The agriculture ministers of six European countries (Italy, Romania, Bulgaria, Slovenia, Cyprus and Greece) have asked the European Union to redefine the objectives of the Common Agricultural Policy (CAP) before deciding on its budget.
"It is a serious error to believe, as some European countries do, that the budget for the CAP must be slashed first, and that the debate over the future of agriculture and subsidies should begin only afterward," they declared in a statement released following a forum in Venice on "a new vision of the CAP, for sustainable development, for a changing world." The statement went on to say, "We should be taking a completely different approach: the political objectives of the CAP must be set before any agreement on the budget."
On November 20, the Commission, which is currently working on the CAP Health Check, will publish a report covering strategies for the agricultural policy five years after the 2003 reform, four years after the entry of ten new member states and five years before a potential new round of reforms in 2013.

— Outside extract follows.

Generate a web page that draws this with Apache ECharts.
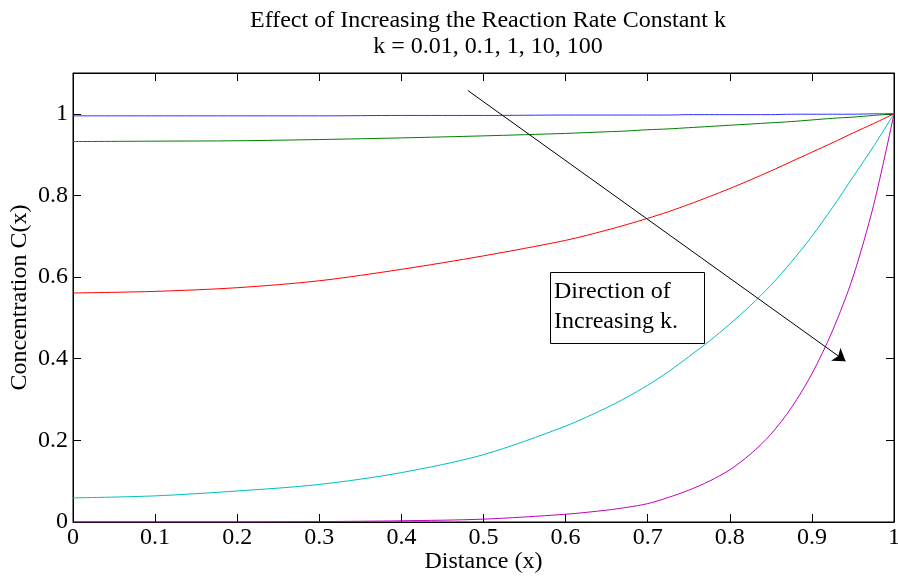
<!DOCTYPE html>
<html>
<head>
<meta charset="utf-8">
<script src="https://cdn.jsdelivr.net/npm/echarts@6/dist/echarts.min.js"></script>
<style>
  html, body { margin: 0; padding: 0; background: #fff; }
  #chart { width: 898px; height: 581px; }
</style>
</head>
<body>
<div id="chart"></div>
<script>
// 距离 x（各条曲线共用）
const xs = [0, 0.1, 0.2, 0.3, 0.4, 0.5, 0.6, 0.65, 0.675, 0.7, 0.725, 0.75, 0.775, 0.8, 0.825, 0.85, 0.875, 0.9, 0.925, 0.95, 0.975, 1]
// 浓度值
const cK001 = [0.995, 0.995, 0.995, 0.995, 0.996, 0.996, 0.997, 0.997, 0.997, 0.997, 0.997, 0.998, 0.998, 0.998, 0.998, 0.998, 0.999, 0.999, 0.999, 0.999, 1.0, 1.0]
const cK01 = [0.932, 0.933, 0.934, 0.937, 0.941, 0.946, 0.952, 0.956, 0.958, 0.961, 0.963, 0.966, 0.969, 0.972, 0.975, 0.978, 0.981, 0.985, 0.989, 0.992, 0.996, 1.0]
const cK1 = [0.561, 0.565, 0.574, 0.591, 0.619, 0.652, 0.690, 0.715, 0.729, 0.744, 0.760, 0.778, 0.797, 0.817, 0.838, 0.860, 0.883, 0.906, 0.929, 0.953, 0.976, 1.0]
const cK10 = [0.059, 0.064, 0.076, 0.092, 0.121, 0.165, 0.235, 0.280, 0.306, 0.335, 0.368, 0.405, 0.443, 0.485, 0.530, 0.580, 0.637, 0.700, 0.770, 0.845, 0.920, 1.0]
const cK100 = [0, 0, 0, 0.001, 0.003, 0.007, 0.019, 0.029, 0.036, 0.045, 0.060, 0.078, 0.100, 0.128, 0.166, 0.215, 0.280, 0.363, 0.468, 0.600, 0.775, 1.0]
const seriesNames = ['k = 0.01', 'k = 0.1', 'k = 1', 'k = 10', 'k = 100']
const seriesColors = ['#3030ff', '#008000', '#ff0000', '#00bfbf', '#bf00bf']
// 箭头起止点（数据坐标）
const arrowFrom = [0.481, 1.057]
const arrowTo = [0.941, 0.394]

const font = 'Liberation Serif'
const fontSize = 24
const chart = echarts.init(document.getElementById('chart'))

const allValues = [cK001, cK01, cK1, cK10, cK100]
const series = allValues.map((vals, i) => ({
  name: seriesNames[i],
  type: 'line',
  showSymbol: false,
  smooth: 0.3,
  animation: false,
  lineStyle: { width: 1, color: seriesColors[i] },
  itemStyle: { color: seriesColors[i] },
  data: xs.map((x, j) => [x, vals[j]])
}))

// 方向箭头
series.push({
  type: 'line',
  data: [],
  animation: false,
  markLine: {
    silent: true,
    animation: false,
    symbol: ['none', 'arrow'],
    symbolSize: 12,
    label: { show: false },
    lineStyle: { color: '#000', width: 1, type: 'solid' },
    data: [[{ coord: arrowFrom }, { coord: arrowTo }]]
  }
})

// 刻度朝内，轴线不跟随 0 点
function tick() {
  return { show: true, inside: true, length: 8, lineStyle: { color: '#000', width: 1 } }
}
function line() {
  return { show: true, onZero: false, lineStyle: { color: '#000', width: 1 } }
}

const option = {
  backgroundColor: '#fff',
  animation: false,
  title: {
    text: 'Effect of Increasing the Reaction Rate Constant k\nk = 0.01, 0.1, 1, 10, 100',
    left: 483,
    top: 3,
    textAlign: 'center',
    textStyle: {
      fontFamily: font,
      fontSize: fontSize,
      fontWeight: 'normal',
      color: '#000',
      lineHeight: 26
    }
  },
  grid: {
    left: 73,
    right: 4,
    top: 73,
    bottom: 59,
    outerBoundsMode: 'none',
    containLabel: false,
    show: true,
    borderColor: '#000',
    borderWidth: 1
  },
  xAxis: [{
    type: 'value',
    position: 'bottom',
    min: 0,
    max: 1,
    interval: 0.1,
    name: 'Distance (x)',
    nameLocation: 'middle',
    nameGap: 28,
    nameMoveOverlap: false,
    nameTextStyle: { fontFamily: font, fontSize: fontSize, color: '#000' },
    axisLine: line(),
    axisTick: tick(),
    splitLine: { show: false },
    axisLabel: {
      fontFamily: font, fontSize: fontSize, color: '#000', margin: 4,
      formatter: v => String(+v.toFixed(1))
    }
  }, {
    type: 'value',
    position: 'top',
    min: 0,
    max: 1,
    interval: 0.1,
    axisLine: line(),
    axisTick: tick(),
    axisLabel: { show: false },
    splitLine: { show: false }
  }],
  yAxis: [{
    type: 'value',
    position: 'left',
    min: 0,
    max: 1.1,
    interval: 0.2,
    name: 'Concentration C(x)',
    nameLocation: 'middle',
    nameGap: 41,
    nameMoveOverlap: false,
    nameTextStyle: { fontFamily: font, fontSize: fontSize, color: '#000' },
    axisLine: line(),
    axisTick: tick(),
    splitLine: { show: false },
    axisLabel: {
      fontFamily: font, fontSize: fontSize, color: '#000', margin: 5,
      showMaxLabel: false,
      formatter: v => String(+v.toFixed(1))
    }
  }, {
    type: 'value',
    position: 'right',
    min: 0,
    max: 1.1,
    interval: 0.2,
    axisLine: line(),
    axisTick: tick(),
    axisLabel: { show: false },
    splitLine: { show: false }
  }],
  graphic: [{
    type: 'rect',
    shape: { x: 550.5, y: 272.5, width: 154, height: 71 },
    style: { fill: '#fff', stroke: '#000', lineWidth: 1 },
    z: 100
  }, {
    type: 'text',
    x: 554,
    y: 277,
    style: {
      text: 'Direction of\nIncreasing k.',
      fontFamily: font,
      fontSize: fontSize,
      lineHeight: 30,
      fill: '#000'
    },
    z: 101
  }],
  series: series
}

chart.setOption(option)
</script>
</body>
</html>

This "mid-term evaluation" comes at a tense time for agriculture, with WTO negotiations at a standstill, inventories hitting rock bottom and prices soaring on the world markets, and also falls under the umbrella of the EU's overall budget revision.

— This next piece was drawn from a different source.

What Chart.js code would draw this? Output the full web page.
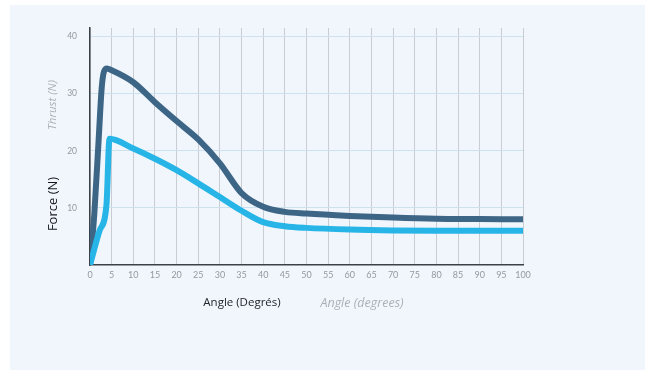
<!DOCTYPE html>
<html>
<head>
<meta charset="utf-8">
<script src="https://cdn.jsdelivr.net/npm/chart.js@4.4.1/dist/chart.umd.min.js"></script>
<style>
  html, body { margin: 0; padding: 0; background: #ffffff; }
  #wrap { width: 653px; height: 374px; position: relative; }
</style>
</head>
<body>
<div id="wrap"><canvas id="chart" width="653" height="374"></canvas></div>
<script>
// Data //

// Angles (degrees) and force values of the dark curve (thrust)
const darkAngles = [0, 1, 2, 2.7, 3.2, 3.9, 5, 10, 15, 20, 25, 30, 35, 40, 45, 50, 60, 70, 80, 90, 100];
const darkForce  = [0, 9, 22, 31, 33.8, 34.4, 34.1, 32.0, 28.5, 25.2, 22.0, 17.8, 12.6, 10.2, 9.3, 9.0, 8.6, 8.3, 8.1, 8.05, 8.0];

// Angles and values of the light curve
const lightAngles = [0, 2.2, 3.8, 4.5, 10, 15, 20, 25, 30, 35, 40, 45, 50, 60, 70, 80, 100];
const lightForce  = [0, 6, 10.5, 22.1, 20.4, 18.6, 16.6, 14.3, 11.9, 9.5, 7.5, 6.8, 6.5, 6.2, 6.05, 6.0, 6.0];

// Tick labels
const xTicks = [0, 5, 10, 15, 20, 25, 30, 35, 40, 45, 50, 55, 60, 65, 70, 75, 80, 85, 90, 95, 100];
const yTicks = [0, 10, 20, 30, 40];

function toPoints(xs, ys) {
    return xs.map((x, i) => ({ x: x, y: ys[i] }));
}

// Background panel + axis titles (two styles on each axis)
const decor = {
    id: 'decor',
    beforeDraw(chart) {
        const ctx = chart.ctx;
        ctx.save();
        ctx.fillStyle = '#ffffff';
        ctx.fillRect(0, 0, chart.width, chart.height);
        ctx.fillStyle = '#f1f6fc';
        ctx.fillRect(10, 5, 635, 365);
        ctx.restore();
    },
    afterDraw(chart) {
        const ctx = chart.ctx;
        ctx.save();
        ctx.textAlign = 'center';
        ctx.textBaseline = 'middle';
        // y titles
        ctx.save();
        ctx.translate(53, 105);
        ctx.rotate(-Math.PI / 2);
        ctx.fillStyle = '#aab0b8';
        ctx.font = 'italic 11.5px "Open Sans"';
        ctx.fillText('Thrust (N)', 0, 0);
        ctx.restore();
        ctx.save();
        ctx.translate(53, 204);
        ctx.rotate(-Math.PI / 2);
        ctx.fillStyle = '#15191d';
        ctx.font = '13px "Open Sans"';
        ctx.fillText('Force (N)', 0, 0);
        ctx.restore();
        // x titles
        ctx.fillStyle = '#22262b';
        ctx.font = '11.5px "Open Sans"';
        ctx.fillText('Angle (Degrés)', 242, 303);
        ctx.fillStyle = '#aab0b8';
        ctx.font = 'italic 12.5px "Open Sans"';
        ctx.fillText('Angle (degrees)', 362, 303);
        ctx.restore();
    }
};

const ctx = document.getElementById('chart').getContext('2d');
const forceChart = new Chart(ctx, {
    type: 'line',
    data: {
        datasets: [{
            label: 'light',
            data: toPoints(lightAngles, lightForce),
            borderColor: '#27b4e6',
            borderWidth: 6,
            pointRadius: 0,
            fill: false,
            cubicInterpolationMode: 'monotone',
            borderCapStyle: 'round',
            borderJoinStyle: 'round'
        }, {
            label: 'dark',
            data: toPoints(darkAngles, darkForce),
            borderColor: '#3d6586',
            borderWidth: 6,
            pointRadius: 0,
            fill: false,
            cubicInterpolationMode: 'monotone',
            borderCapStyle: 'round',
            borderJoinStyle: 'round'
        }]
    },
    options: {
        responsive: false,
        animation: false,
        layout: { padding: { left: 0, right: 130, top: 28, bottom: 0 } },
        plugins: {
            legend: { display: false },
            tooltip: { enabled: false }
        },
        scales: {
            x: {
                type: 'linear',
                min: 0,
                max: 100,
                afterBuildTicks: (scale) => { scale.ticks = xTicks.map(v => ({ value: v })); },
                afterFit: (scale) => { scale.height = 109; },
                grid: { color: '#c9cdd3', lineWidth: 1, drawTicks: false },
                border: { color: '#3b4148', width: 1.5 },
                ticks: { color: '#9399a1', font: { family: 'Lato', size: 9 }, padding: 5, maxRotation: 0 }
            },
            y: {
                type: 'linear',
                min: 0,
                max: 41.5,
                afterBuildTicks: (scale) => { scale.ticks = yTicks.map(v => ({ value: v })); },
                afterFit: (scale) => { scale.width = 90; },
                grid: { color: (c) => c.tick.value === 0 ? 'rgba(0,0,0,0)' : '#cde2ef', lineWidth: 1, drawTicks: false },
                border: { color: '#3b4148', width: 1.5 },
                ticks: { color: '#9399a1', font: { family: 'Lato', size: 8.5 }, padding: 13, callback: (v) => v === 0 ? '' : v }
            }
        }
    },
    plugins: [decor]
});
</script>
</body>
</html>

The October 27, 2007 statement by the six agriculture ministers echoed the concerns expressed by some representatives during the hearing, three days earlier, of European Commissioner for Agriculture Mariann Fischer Boel before the French National Assembly. Their main fear was that the Commission would be tempted to reform European agricultural policy with the sole purpose of reducing the budget.

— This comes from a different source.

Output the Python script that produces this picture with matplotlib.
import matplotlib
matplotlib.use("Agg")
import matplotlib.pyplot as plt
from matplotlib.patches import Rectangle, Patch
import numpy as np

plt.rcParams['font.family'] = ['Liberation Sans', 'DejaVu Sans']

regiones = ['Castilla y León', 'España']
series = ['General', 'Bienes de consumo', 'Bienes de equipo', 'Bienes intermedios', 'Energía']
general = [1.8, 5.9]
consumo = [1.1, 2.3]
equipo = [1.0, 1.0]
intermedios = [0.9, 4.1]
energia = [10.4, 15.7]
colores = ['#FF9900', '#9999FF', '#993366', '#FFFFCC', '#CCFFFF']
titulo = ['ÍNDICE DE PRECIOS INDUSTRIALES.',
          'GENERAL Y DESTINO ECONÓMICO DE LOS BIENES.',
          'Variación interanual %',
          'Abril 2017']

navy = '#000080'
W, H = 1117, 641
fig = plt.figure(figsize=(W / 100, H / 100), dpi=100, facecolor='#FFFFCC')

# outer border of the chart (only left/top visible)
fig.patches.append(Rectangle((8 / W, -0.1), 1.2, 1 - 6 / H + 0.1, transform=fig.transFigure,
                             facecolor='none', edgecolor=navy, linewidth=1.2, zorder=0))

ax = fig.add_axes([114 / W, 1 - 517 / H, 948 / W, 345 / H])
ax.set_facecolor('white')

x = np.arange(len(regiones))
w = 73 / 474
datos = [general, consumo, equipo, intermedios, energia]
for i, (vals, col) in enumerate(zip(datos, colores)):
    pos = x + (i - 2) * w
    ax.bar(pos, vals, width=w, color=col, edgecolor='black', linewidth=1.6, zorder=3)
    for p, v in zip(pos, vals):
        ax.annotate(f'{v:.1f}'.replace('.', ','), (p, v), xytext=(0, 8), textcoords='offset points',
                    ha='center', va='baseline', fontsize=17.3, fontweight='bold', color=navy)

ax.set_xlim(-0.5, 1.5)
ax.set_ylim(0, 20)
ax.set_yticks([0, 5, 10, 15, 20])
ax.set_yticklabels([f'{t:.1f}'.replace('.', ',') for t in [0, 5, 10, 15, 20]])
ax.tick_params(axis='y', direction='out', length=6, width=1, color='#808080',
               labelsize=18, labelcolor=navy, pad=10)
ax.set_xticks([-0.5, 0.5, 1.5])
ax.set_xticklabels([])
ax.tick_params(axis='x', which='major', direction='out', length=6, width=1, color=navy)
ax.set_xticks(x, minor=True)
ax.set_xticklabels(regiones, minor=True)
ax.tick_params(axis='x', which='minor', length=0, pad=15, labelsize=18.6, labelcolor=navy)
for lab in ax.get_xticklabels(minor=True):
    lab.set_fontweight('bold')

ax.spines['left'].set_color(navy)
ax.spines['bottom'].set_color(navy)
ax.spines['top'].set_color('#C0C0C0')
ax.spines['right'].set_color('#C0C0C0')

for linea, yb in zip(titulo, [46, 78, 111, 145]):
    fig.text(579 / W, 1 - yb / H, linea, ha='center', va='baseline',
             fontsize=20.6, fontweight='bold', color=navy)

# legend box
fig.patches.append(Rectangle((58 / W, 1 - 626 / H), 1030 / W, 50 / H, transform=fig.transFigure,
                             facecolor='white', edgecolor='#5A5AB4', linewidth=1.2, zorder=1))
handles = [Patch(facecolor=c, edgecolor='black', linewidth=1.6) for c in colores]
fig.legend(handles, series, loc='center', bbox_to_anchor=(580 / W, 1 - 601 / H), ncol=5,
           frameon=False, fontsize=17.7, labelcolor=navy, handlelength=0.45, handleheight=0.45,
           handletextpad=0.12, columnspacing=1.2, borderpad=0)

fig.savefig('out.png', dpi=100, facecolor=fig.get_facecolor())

Several possible directions have been suggested for the "adjustments" that the Commission might make: moving from the single payment scheme toward a sharper division between production level and subsidies while harmonizing the payment system among the countries in the Union; imposing a minimum farm area to be eligible for subsidies; abolishing the requirement to let a certain amount of land lie fallow and taking a "soft landing" approach to eliminating milk quotas by 2015. Defying the principle of European community preference defended by French President Nicolas Sarkozy, Mariann Fischer Boel has also reiterated her proposal to suspend customs duties on grain imports for one year to ease pressure on prices. Measures on water management, bioenergy and second generation biofuels more specifically are also expected.
WOAgri joins those European agriculture ministers and French representatives who are troubled to see their common agricultural policy, a pillar of European construction, hobbled and redefined according to budgetary criteria without any concern for strategic considerations.